NOTE: Isberg’s group sent lawmakers a letter today, warning that there is “insufficient lead time” to implement the separate limit for January and February, which would require significant programming changes.
Payroll Processors Fume as Congress Fiddles on Tax-Cut Extension
December 19, 2011
Payroll processors are watching Congress with frustration as a Dec. 31 deadline for extending a payroll tax cut nears, and are warning companies about the difficulty of implementing a temporary provision passed by the Senate.
Payroll companies can react quickly to a yearlong extension for the first paycheck of 2012 or adjust the second paycheck to correct problems, said Pete Isberg, president of the National Payroll Reporting Consortium, an industry group. Payroll providers still don’t like a second consecutive year of December tax law changes or the Senate-backed two-month extension of the tax cut that could create unprecedented complications.
“Payroll people feel like their concerns are not heard at the congressional level sometimes,” said Mike O’Toole, who oversees government relations at the American Payroll Association. “Or else, Congress wouldn’t even consider something like a two-month extension that in the end is going to cost companies more money to pay for reprogramming systems.”
In a typical year, the 12.4 percent payroll tax that funds Social Security is split evenly between employers and employees. In 2011, under a tax law signed by President Barack Obama on Dec. 17, 2010, employees pay 4.2 percent while employers continue to pay 6.2 percent.
The wage base for the tax is capped at a level that is adjusted annually for inflation. In 2012, the tax won’t be assessed for wages above $110,100.
Payroll Tax Options
Obama pushed to drop the tax rate on the employees’ side to 3.1 percent for 2012 and expand a variation on the tax cut to employers.
On Dec. 13, the House of Representatives passed a bill that would extend the expiring 4.2 percent rate for all of 2012.
Four days later, the Senate responded with a two-month extension of the 4.2 percent rate.
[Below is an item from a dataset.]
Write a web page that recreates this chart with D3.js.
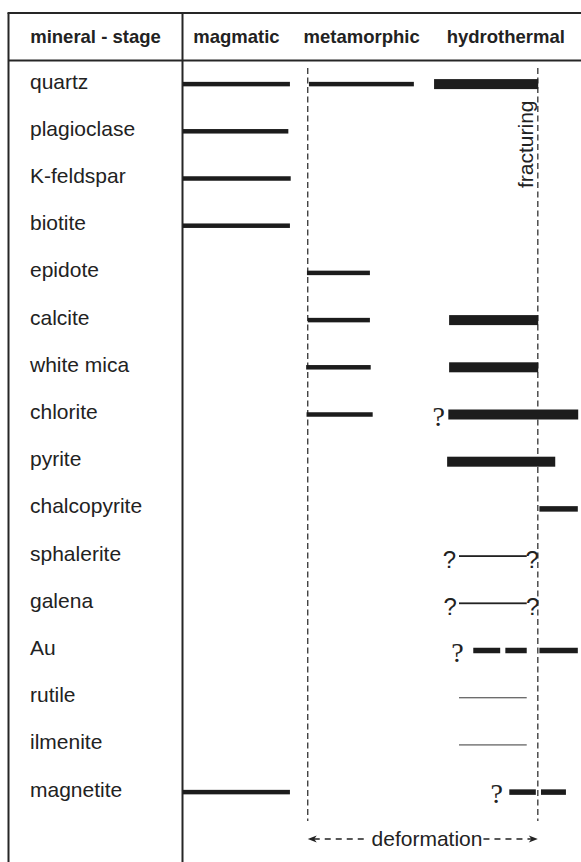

House Republicans, who are planning a vote tonight, are objecting to the Senate plan and citing Isberg’s analysis.
The Senate added a twist. Under its bill, only the first $18,350 of wages would be taxed at the lower rate. That’s one- sixth of the $110,100 annual limit, and the provision was designed to prevent the benefits from flowing to high-income workers who would be paid more than $18,350 in the first two months of the year.
The legislation also limits workers from shifting the timing of their income to take advantage of the lower rate in the first two months of the year. More than 10 percent of the workforce will reach the $18,350 limit, Isberg wrote.
The two-month proposal would cause logistical problems, said Isberg, who works at Automatic Data Processing Inc. but wasn’t speaking for the company.
“System-wise, it would cause more problems than if nothing were done,” O’Toole said.
Isberg’s group sent lawmakers a letter today warning that there is “insufficient lead time” to implement the separate limit for January and February, which would require significant programming changes.
The approach, he wrote, “could create substantial problems, confusion and costs affecting a significant percentage of U.S. employers and employees.”
Instead, Isberg wrote, enacting the 4.2 percent rate retroactively during 2012 would be easier to implement, because many payroll systems self-correct when tax rates change.
‘Feel the Confusion’
Smaller businesses that use off-the-shelf software or prepare pay stubs by hand would also face difficulty complying with late changes.
“It’s a complication in the employer’s life and I think the smaller employers are the ones who are going to feel the confusion more directly,” said Abe Schneier, a senior technical manager at the American Institute of Certified Public Accountants in Washington.
People who are self-employed and pay both the employer and employee sides of the tax also will have trouble ensuring they make the correct quarterly estimated tax payments, he said.
Schneier said he thought that large payroll providers would face complications but would largely be able to manage the changes.
Congress is reprising its last-minute tax legislating from last year. In December 2010, the income tax brackets also were in flux because Congress was debating the extension of the 2001 and 2003 tax cuts.
“That was pretty seamless,” Isberg said. “It was a lot of work on short notice, but it got done.”